I am now feeling rather broken, not just in my knee, but I also had a burning thigh pain which hasn’t gone away yet. I am so stiff and achy, and the mileage I did this weekend isn’t anywhere near as much as I was doing in marathon training!


But I still enjoyed the weekend. I possibly enjoyed the marshalling parts more than anything else. The rest of my team did brilliantly. I think it was also a record-breaking year overall, with a mixed team winning for the first time, and many course records smashed. I’m already looking forward to next year, when hopefully I’ll have had time to get in some trail running and hills as training so that my body is actually ready for it.

Hannover Marathon 2019: a race report

It’s over! The big day has been and gone. I finished my first marathon and I am (pretty much) in one piece. I have had much to reflect on. I’ve divided my musings into three sections: Before, During, and After. Enjoy, lucky reader.


I realise now that my 16 weeks of training was effective – but only for half marathon distance. I ran a really good half marathon six weeks ago. I didn’t do enough for the marathon distance.

For starters, I didn’t have enough of a base going into the training. I should not have tried to follow a sub 4-hour plan, as I discovered at Week 6 that it was too hard, and I scaled back. My weekly mileage then became too low for the marathon – let alone a sub 4-hour marathon.

But I didn’t think about what pace I actually wanted to run it at. I never sat back and calculated a 4:15 or 4:30 pace – I always planned to try and run at 9:09 and see what happened. So I set myself up for disappointment. I also had a stressful time in other areas of my life, which probably didn’t help much.

A week before the race, I had a nasty fall which meant I didn’t run all week. Even walking was hard. I couldn’t do any stretching or strength exercises. My morale took a massive hit as I didn’t know if I would be able to run the marathon at all. On the day of travelling to Hannover I was an anxious mess. But we arrived safely and it was nice to be with running friends, have fun, and do lots of eating and drinking. We did, however, accidentally end up doing loads of walking on Saturday (almost 27,000 steps!) which probably wasn’t ideal preparation. I did sleep well on Saturday night, though.
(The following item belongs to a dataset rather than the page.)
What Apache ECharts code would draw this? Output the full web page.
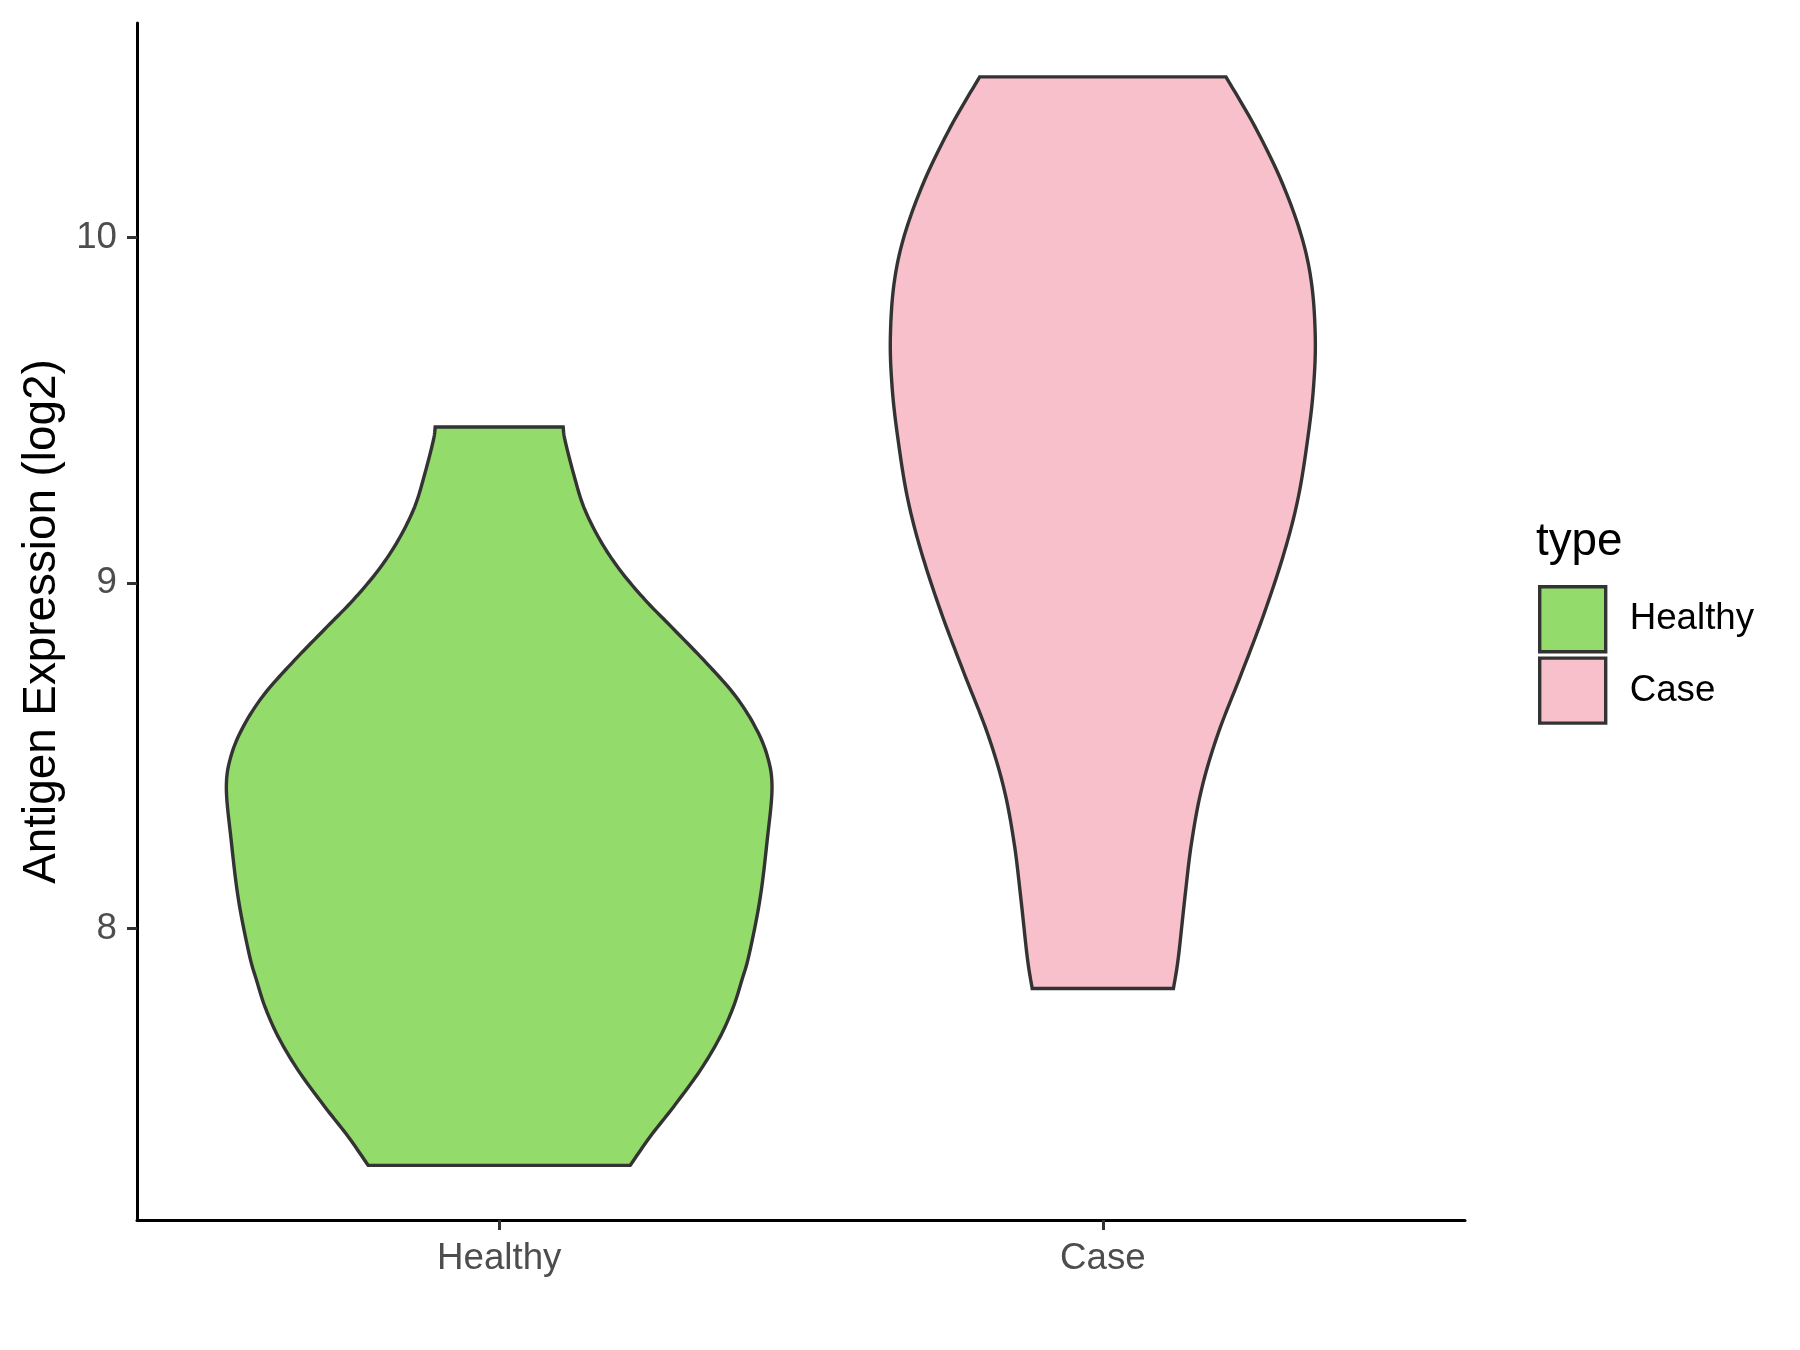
<!DOCTYPE html>
<html>
<head>
<meta charset="utf-8">
<script src="https://cdn.jsdelivr.net/npm/echarts@6/dist/echarts.min.js"></script>
<style>
  html, body { margin: 0; padding: 0; background: #fff; }
  #main { width: 1800px; height: 1350px; }
</style>
</head>
<body>
<div id="main"></div>
<script>
// categories on the x axis
var categories = ['Healthy', 'Case'];
var fillColors = ['#93DB6A', '#F7C0CB'];

// violin outlines: expression value (log2) and half width (in category units)
var healthyY = [7.315, 7.398, 7.485, 7.590, 7.687, 7.774, 7.851, 7.925, 8.085, 8.256, 8.411, 8.507, 8.594, 8.681, 8.777, 8.874, 8.951, 9.038, 9.125, 9.221, 9.318, 9.414, 9.452];
var healthyW = [0.217, 0.250, 0.289, 0.333, 0.366, 0.388, 0.402, 0.414, 0.432, 0.444, 0.452, 0.443, 0.421, 0.388, 0.339, 0.285, 0.242, 0.200, 0.167, 0.140, 0.123, 0.109, 0.106];

var caseY = [7.827, 7.915, 8.091, 8.249, 8.407, 8.565, 8.740, 8.916, 9.092, 9.250, 9.425, 9.566, 9.707, 9.865, 10.005, 10.163, 10.321, 10.465];
var caseW = [0.117, 0.125, 0.136, 0.147, 0.164, 0.191, 0.230, 0.268, 0.301, 0.324, 0.340, 0.349, 0.352, 0.346, 0.329, 0.296, 0.252, 0.204];

// tick labels
var yTicks = [8, 9, 10];
var xTicks = [1, 2];

var FONT = 'Liberation Sans, Arial, sans-serif';

// smooth a pixel polyline (catmull-rom) so the outline is drawn as a curve
function spline(pts) {
  var out = [];
  var n = pts.length;
  for (var i = 0; i < n - 1; i++) {
    var p0 = pts[Math.max(i - 1, 0)], p1 = pts[i], p2 = pts[i + 1], p3 = pts[Math.min(i + 2, n - 1)];
    for (var s = 0; s < 10; s++) {
      var t = s / 10, t2 = t * t, t3 = t2 * t;
      out.push([0, 1].map(function (k) {
        return 0.5 * ((2 * p1[k]) + (-p0[k] + p2[k]) * t +
          (2 * p0[k] - 5 * p1[k] + 4 * p2[k] - p3[k]) * t2 +
          (-p0[k] + 3 * p1[k] - 3 * p2[k] + p3[k]) * t3);
      }));
    }
  }
  out.push(pts[n - 1]);
  return out;
}

function violin(ys, ws) {
  return function (params, api) {
    var cx = api.value(0);
    var right = [], left = [];
    for (var i = 0; i < ys.length; i++) {
      right.push(api.coord([cx + ws[i], ys[i]]));
      left.push(api.coord([cx - ws[i], ys[i]]));
    }
    // right side bottom -> top, then left side top -> bottom
    var pts = spline(right).concat(spline(left).reverse());
    return {
      type: 'polygon',
      shape: { points: pts },
      style: {
        fill: fillColors[params.seriesIndex],
        stroke: '#333333',
        lineWidth: 3.4,
        lineJoin: 'miter'
      }
    };
  };
}

var myChart = echarts.init(document.getElementById('main'));
myChart.setOption({
  animation: false,
  backgroundColor: '#ffffff',
  textStyle: { fontFamily: FONT },
  title: {
    text: 'type',
    left: 1536,
    top: 519,
    padding: 0,
    textStyle: { fontSize: 45.8, fontWeight: 'normal', color: '#000', fontFamily: FONT }
  },
  legend: {
    orient: 'vertical',
    left: 1538,
    top: 585,
    padding: 0,
    itemWidth: 66,
    itemHeight: 65,
    itemGap: 3,
    icon: 'rect',
    textStyle: { fontSize: 36.7, color: '#000', fontFamily: FONT, padding: [6, 0, 0, 19] },
    data: categories.map(function (c, i) {
      return { name: c, itemStyle: { color: fillColors[i], borderColor: '#333333', borderWidth: 3.4 } };
    })
  },
  grid: {
    left: 137,
    right: 335,
    top: 23,
    bottom: 130,
    outerBoundsMode: 'none'
  },
  xAxis: {
    type: 'value',
    min: 0.4,
    max: 2.6,
    splitLine: { show: false },
    axisLine: { lineStyle: { color: '#000', width: 3 } },
    axisTick: {
      customValues: xTicks,
      length: 10,
      lineStyle: { color: '#333333', width: 3 }
    },
    axisLabel: {
      customValues: xTicks,
      margin: 20,
      fontSize: 36.7,
      color: '#4D4D4D',
      fontFamily: FONT,
      formatter: function (v) { return categories[Math.round(v) - 1]; }
    }
  },
  yAxis: {
    type: 'value',
    min: 7.157,
    max: 10.621,
    name: 'Antigen Expression (log2)',
    nameLocation: 'middle',
    nameGap: 70,
    nameTextStyle: { fontSize: 45.8, color: '#000', fontFamily: FONT },
    splitLine: { show: false },
    axisLine: { show: true, lineStyle: { color: '#000', width: 3 } },
    axisTick: {
      show: true,
      customValues: yTicks,
      length: 10,
      lineStyle: { color: '#333333', width: 3 }
    },
    axisLabel: {
      customValues: yTicks,
      margin: 20,
      fontSize: 36.7,
      color: '#4D4D4D',
      fontFamily: FONT
    }
  },
  series: [
    {
      name: 'Healthy',
      type: 'custom',
      renderItem: violin(healthyY, healthyW),
      encode: { x: 0 },
      data: [[1]]
    },
    {
      name: 'Case',
      type: 'custom',
      renderItem: violin(caseY, caseW),
      encode: { x: 0 },
      data: [[2]]
    }
  ]
});
</script>
</body>
</html>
On marathon morning we were in a German hotel room so I didn’t have the facilities for my usual pre-race breakfast, which is something like crumpets with margarine and jam and a cup of tea, and maybe a banana. Instead, I had half a bread roll, orange juice, a few sips of Diet Coke, a banana (so one item was ticked off), and half a small Snickers bar. The bread roll was too chewy and I could barely swallow it. I had some stomach trouble (normal for me before a race) so I took two Imodium. I also took two paracetamol for my knee pain.


My knee hurt at first and I kept my pace slow – although, with hindsight, not slow enough. I then felt better and thought, hey, maybe I can get up to ideal marathon pace. However, I caught up the 4:15 pacer and overtook him, and then hung out not far ahead of him at around 9:15-9:30 pace for several miles, which felt steady and comfortable.

My pace started to drop at around mile 16. This was because of increasing pain and tingling in my left leg from a too-tight compression sock, and a lack of strength in my left knee and hip, as well as the bashed-knee pain. I also had painful cramp in a place that I’m not going to mention. I walked through a couple of the water stations. The 4:15 pacer sailed past me and I never saw him again.

And then it got worse. My left leg weakness and pain didn’t get so bad that I had to stop; but it did get so bad that I had to take more walk breaks. I also had pain in my right knee and IT band; and painful twinges in my left hip. My feet felt sore and it was hard to navigate any surface that wasn’t smooth pavement. This was around the time that I tripped on a drain cover and went flying – but landed on my feet. That gave me a shock, as you might imagine.

2019-04-08 16.53.19It became very difficult to start running again after taking walk breaks, but I managed it. I ran to the end and finished in 4:25:50. My quads were burning with pain. I cried when I finished. It was a bloody long walk to the medal, water, and other goodies at the end.


I was very glad to see my other half, S., at the end (he had just smashed out a 3:18 marathon – a 50-minute marathon PB for him). We had an alcohol-free beer and he came with me so I could collect my bag and get changed. We then joined our friends for lunch and revelled in our various running achievements. After feeling a little disappointed in my time and performance, I realised that it is no mean feat to finish a marathon and that I should feel proud of myself.

10 things I learned:

  1. I should build up a strong base of at least 20-30 miles of weekly running for several months before starting a marathon training plan.
  2. My training should not include both a tempo and speed run in mid-week. I should alternate them each week.
  3. If I have to scale back my training because I am finding it too much, I should make sure to also adjust my goal. Don’t assume I will just be able to ‘wing it’ in the marathon. Identify a new realistic marathon pace and train for that.
  4. If I am feeling tired or stressed because of running or because of other areas in my life, adjust the training plan accordingly.
  5. Taking two Imodium before a race is a good idea.
  6. If I need to take painkillers before the run, also take some with me to take mid-way into the run.
  7. My gels and hydration strategy worked well.
  8. Stretching and strength work is important. It is also important to try not to fall over a week before a race.
  9. If I feel before a race that my compression sock is too tight – don’t ignore it and leave it on. Put on some other socks!
  10. Everything you hear about that last 10k is true. It is absolutely a test of how well you have trained and fuelled; how appropriately you have paced the previous 20 miles; and how effectively you can push through discomfort, possible pain, and mental demons.